**UMAP**

In [None]:
import pandas as pd
import matplotlib.pyplot as plt
import numpy as np
from matplotlib.patches import Ellipse
import umap

# input data
train_data_path = 'input_data.csv'
df_train = pd.read_csv(train_data_path)

# Assuming the second column is the labels and the rest are features
y_train = df_train.iloc[:, 0]   # Labels
X_train = df_train.iloc[:, 1:]  # Features

# Perform UMAP on the input data
umap_model = umap.UMAP(n_components=2)  # Reduce to 2 dimensions for visualization
X_umap_train = umap_model.fit_transform(X_train)

**LDA & NPMANOVA**

In [None]:
import pandas as pd
import matplotlib.pyplot as plt
from sklearn.discriminant_analysis import LinearDiscriminantAnalysis
import numpy as np
from matplotlib.patches import Ellipse
from skbio.stats.distance import DistanceMatrix, permanova
from scipy.spatial import distance
from statsmodels.multivariate.manova import MANOVA
import matplotlib.cm as cm
from scipy.spatial.distance import pdist

# Load the input data
train_data_path = 'input_data.csv'
df_train = pd.read_csv(train_data_path)

# Assuming the first column is the labels and the rest are features
X_train = df_train.iloc[:, 1:]  # Features
y_train = df_train.iloc[:, 0]   # Labels

# Convert string labels to numeric values
label_map = {label: i for i, label in enumerate(set(y_train))}
y_train_numeric = [label_map[label] for label in y_train]

# Perform Linear Discriminant Analysis (LDA) on the training data
lda = LinearDiscriminantAnalysis(n_components=2)  # Reduce to 2 dimensions for visualization
X_lda_train = lda.fit_transform(X_train, y_train_numeric)

# Get pairwise distances between samples in the transformed space
pairwise_distances = distance.squareform(distance.pdist(X_lda_train))

# Create unique IDs for each sample
unique_ids = [f'Sample_{i}' for i in range(len(y_train))]
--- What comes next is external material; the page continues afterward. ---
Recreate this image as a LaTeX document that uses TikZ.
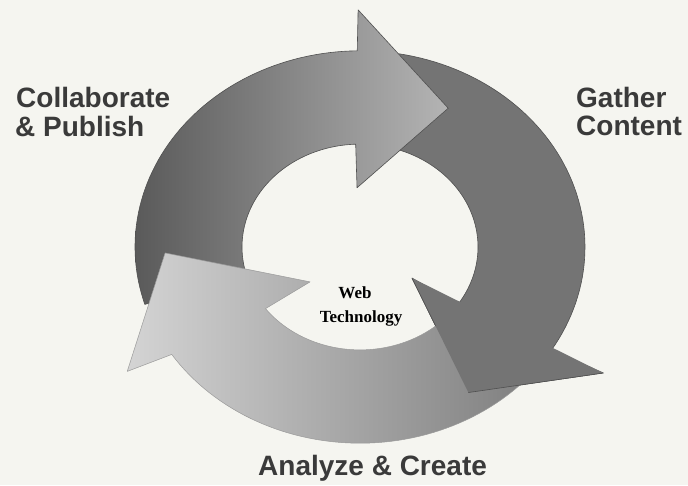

# Convert pairwise distances to DistanceMatrix object
dist_matrix = DistanceMatrix(pairwise_distances, ids=unique_ids)

# Get unique class labels
unique_labels = set(y_train)

# Define a colormap
cmap = cm.get_cmap('tab10')  # You can choose any colormap you prefer

# Create a dictionary to store class colors
class_colors = {label: cmap(i) for i, label in enumerate(unique_labels)}

# Perform NPMANOVA
permanova_results = permanova(dist_matrix, grouping=y_train_numeric)
print('NPMANOVA results:')
print(permanova_results)

# Extract p-value from PERMANOVA results
p_value = permanova_results['p-value']

# Perform Bonferroni correction
num_comparisons = len(unique_labels)  # Number of comparisons
adjusted_p_value = p_value * num_comparisons

# Print adjusted p-value
print('Adjusted p-value:', adjusted_p_value)

# Perform MANOVA
manova = MANOVA.from_formula('X_lda_train ~ C(y_train)', data=df_train)

# Print MANOVA results
print('MANOVA results:')
print(manova.mv_test())

**SPEARMAN'S CORRELATION**

In [None]:
import pandas as pd
from scipy.stats import spearmanr

# input data
data = pd.read_csv('input_data.csv')

# Extract PC and DL variables
PC_variables = data.iloc[:, 1:25]
DL_variables = data.iloc[:, 25:]

# Dictionary to store significant correlations
significant_correlations = {}

# Iterate through each PC variable
for pc_col in PC_variables.columns:
    # Iterate through each DL variable
    for dl_col in DL_variables.columns:
        # Calculate Spearman correlation coefficient
        correlation, p_value = spearmanr(data[pc_col], data[dl_col])
        # Check if correlation is significant and greater than 0.3
        if abs(correlation) >= 0.3 and p_value < 0.05:
            # Store the significant correlation
            significant_correlations[(pc_col, dl_col)] = correlation

# Print summary
print("Summary:")
print(f"Number of significant correlations (correlation >= 0.3): {len(significant_correlations)}")
print("Significant Correlations:")
for key, value in significant_correlations.items():
    print(f"{key[0]} with {key[1]}: Correlation = {value}")